Is B2Gold a “Strong Buy” in 2025? The answer hinges on three factors:
1. Gold Price Resilience: If gold remains above $3,400 per ounce, B2Gold's higher costs become less of a drag.
2. Operational Execution: Successful ramp-up of the Goose Project and Fekola Regional will validate the company's growth narrative.
3. Cost Management: The ability to offset inflationary pressures through productivity gains or hedging will determine margin stability.
For investors with a 2–3 year horizon, B2Gold offers a compelling risk-reward profile. The stock's 30.5% gain over the past year lags the 46.8% industry growth, suggesting potential for catch-up. However, near-term volatility is likely, given the mixed analyst sentiment and cost headwinds.

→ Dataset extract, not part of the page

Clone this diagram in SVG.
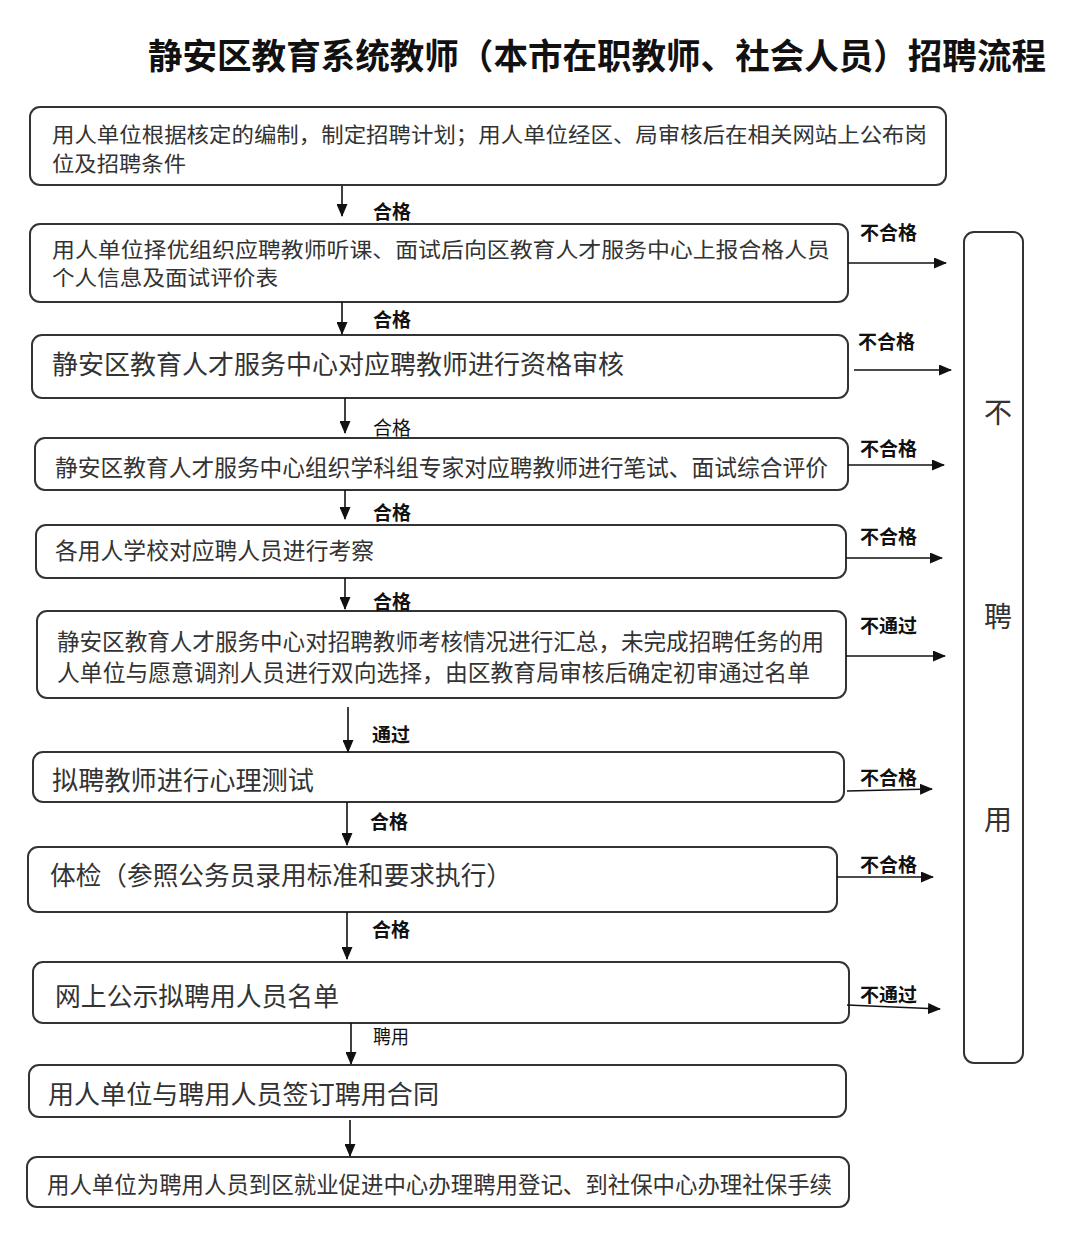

Final Verdict: B2Gold is a cautious buy for those comfortable with moderate risk. The company's strategic positioning in a surging gold market and disciplined capital allocation justify a long-term stake. But investors should monitor Q2 earnings closely for clues on cost control and production progress. If the report shows improved margins and on-time project execution, the stock could rally. If not, a Hold stance is prudent.